| Given instruction |
Each line from the top of the listing through the one holding "import plotly.graph_objects as go" should be restated word for word, with nothing added and no pictures.
____________________
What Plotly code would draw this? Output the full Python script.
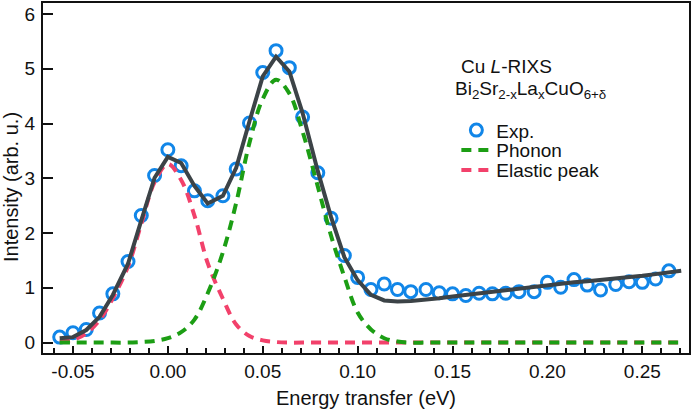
import plotly.graph_objects as go

# Experimental data (energy transfer in eV, intensity arb. u.)
exp_x = [-0.057, -0.050, -0.043, -0.036, -0.029, -0.021, -0.014, -0.007, 0.000, 0.007,
         0.014, 0.021, 0.029, 0.036, 0.043, 0.050, 0.057, 0.064, 0.071, 0.079,
         0.086, 0.093, 0.100, 0.107, 0.114, 0.121, 0.128, 0.136, 0.143, 0.150,
         0.157, 0.164, 0.171, 0.178, 0.185, 0.193, 0.200, 0.207, 0.214, 0.221,
         0.228, 0.236, 0.243, 0.250, 0.257, 0.264]
exp_y = [0.10, 0.18, 0.24, 0.54, 0.89, 1.48, 2.32, 3.05, 3.52, 3.23,
         2.77, 2.59, 2.68, 3.17, 4.01, 4.93, 5.33, 5.02, 4.12, 3.10,
         2.27, 1.59, 1.19, 0.97, 1.07, 0.97, 0.93, 0.97, 0.91, 0.89,
         0.86, 0.90, 0.89, 0.90, 0.93, 0.93, 1.10, 1.01, 1.15, 1.05,
         0.96, 1.06, 1.11, 1.10, 1.16, 1.31]

# Model curves (sampled at the same energies plus the end of the fit range)
model_x = exp_x + [0.2705]
fit_y = [0.08, 0.10, 0.23, 0.47, 0.87, 1.44, 2.23, 3.01, 3.39, 3.28,
         2.86, 2.54, 2.68, 3.19, 4.04, 4.86, 5.22, 4.95, 4.19, 3.13,
         2.29, 1.56, 1.14, 0.87, 0.77, 0.75, 0.76, 0.78, 0.81, 0.84,
         0.87, 0.90, 0.93, 0.96, 0.99, 1.02, 1.05, 1.07, 1.10, 1.12,
         1.14, 1.17, 1.20, 1.22, 1.25, 1.28, 1.31]
phonon_y = [0.00, 0.00, 0.00, 0.00, 0.00, 0.00, 0.01, 0.03, 0.08, 0.19,
            0.42, 0.90, 1.65, 2.55, 3.65, 4.45, 4.80, 4.55, 3.85, 2.85,
            1.95, 1.20, 0.55, 0.24, 0.08, 0.02, 0.00, 0.00, 0.00, 0.00,
            0.00, 0.00, 0.00, 0.00, 0.00, 0.00, 0.00, 0.00, 0.00, 0.00,
            0.00, 0.00, 0.00, 0.00, 0.00, 0.00, 0.00]
elastic_y = [0.02, 0.05, 0.17, 0.41, 0.81, 1.39, 2.17, 2.93, 3.26, 2.97,
             2.32, 1.45, 0.80, 0.33, 0.12, 0.04, 0.01, 0.00, 0.00, 0.00,
             0.00, 0.00, 0.00, 0.00, 0.00, 0.00, 0.00, 0.00, 0.00, 0.00,
             0.00, 0.00, 0.00, 0.00, 0.00, 0.00, 0.00, 0.00, 0.00, 0.00,
             0.00, 0.00, 0.00, 0.00, 0.00, 0.00, 0.00]

x_ticks = [-0.05, 0.00, 0.05, 0.10, 0.15, 0.20, 0.25]
x_ticklabels = ["-0.05", "0.00", "0.05", "0.10", "0.15", "0.20", "0.25"]
y_ticks = [0, 1, 2, 3, 4, 5, 6]

FONT = "Liberation Sans, Arial, Helvetica, sans-serif"
BLUE = "#1186e8"
GREEN = "#1c9e14"
RED = "#f2416b"
GRAY = "#3c4347"

fig = go.Figure()
fig.add_trace(go.Scatter(
    x=exp_x, y=exp_y, mode="markers", name="Exp.", legend="legend",
    marker=dict(symbol="circle-open", size=12, color=BLUE, line=dict(width=3, color=BLUE)),
))
fig.add_trace(go.Scatter(
    x=model_x, y=elastic_y, mode="lines", name="Elastic peak", legend="legend3",
    line=dict(color=RED, width=4, dash="10px,7px", shape="spline", smoothing=1),
))
fig.add_trace(go.Scatter(
    x=model_x, y=phonon_y, mode="lines", name="Phonon", legend="legend2",
    line=dict(color=GREEN, width=4, dash="10px,7px", shape="spline", smoothing=1),
))
fig.add_trace(go.Scatter(
    x=model_x, y=fit_y, mode="lines", name="Fit", showlegend=False,
    line=dict(color=GRAY, width=4),
))

L, R, T, B = 43, 2, 1, 57
W, H = 692, 410
pw, ph = W - L - R, H - T - B

def px_x(p):
    return (p - L) / pw

def px_y(p):
    return (H - B - p) / ph

leg_common = dict(x=px_x(457), xanchor="left", yanchor="middle",
                  bgcolor="rgba(0,0,0,0)", borderwidth=0,
                  font=dict(family=FONT, size=19, color="#111"))

fig.update_layout(
    width=W, height=H,
    margin=dict(l=L, r=R, t=T, b=B),
    paper_bgcolor="white", plot_bgcolor="white",
    font=dict(family=FONT, size=19, color="#111"),
    showlegend=True,
    legend=dict(y=px_y(129), **leg_common),
    legend2=dict(y=px_y(149), **leg_common),
    legend3=dict(y=px_y(169), **leg_common),
    xaxis=dict(
        range=[-0.0658, 0.2746], tickvals=x_ticks, ticktext=x_ticklabels,
        ticks="inside", ticklen=7, tickwidth=2, tickcolor="#111",
        minor=dict(dtick=0.01, tick0=0, ticks="inside", ticklen=5, tickwidth=2, tickcolor="#111"),
        showline=True, linewidth=2, linecolor="#111", mirror=True,
        showgrid=False, zeroline=False,
        tickfont=dict(family=FONT, size=19, color="#111"),
        title=dict(text="Energy transfer (eV)", font=dict(family=FONT, size=20, color="#111"), standoff=10),
    ),
    yaxis=dict(
        range=[-0.19, 6.2], tickvals=y_ticks,
        ticks="inside", ticklen=10, tickwidth=2, tickcolor="#111",
        showline=True, linewidth=2, linecolor="#111", mirror=True,
        showgrid=False, zeroline=False,
        tickfont=dict(family=FONT, size=19, color="#111"),
        ticklabelstandoff=2,
    ),
    annotations=[
        dict(text="Intensity (arb. u.)", textangle=-90, xref="paper", yref="paper",
             x=px_x(11), y=px_y(186), xanchor="center", yanchor="middle", showarrow=False,
             font=dict(family=FONT, size=20, color="#111")),
        dict(text="Cu <i>L</i>-RIXS", xref="paper", yref="paper",
             x=px_x(460), y=px_y(65), xanchor="left", yanchor="middle", showarrow=False,
             font=dict(family=FONT, size=19, color="#111")),
        dict(text="Bi<sub>2</sub>Sr<sub>2-x</sub>La<sub>x</sub>CuO<sub>6+δ</sub>", xref="paper", yref="paper",
             x=px_x(454), y=px_y(88), xanchor="left", yanchor="middle", showarrow=False,
             font=dict(family=FONT, size=19, color="#111")),
    ],
)

fig.write_html("out.html", config={"displayModeBar": False},
               post_script="document.body.style.margin='0';document.body.style.overflow='hidden';")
____________________
| Answer below |
What Plotly code would draw this? Output the full Python script.
import plotly.graph_objects as go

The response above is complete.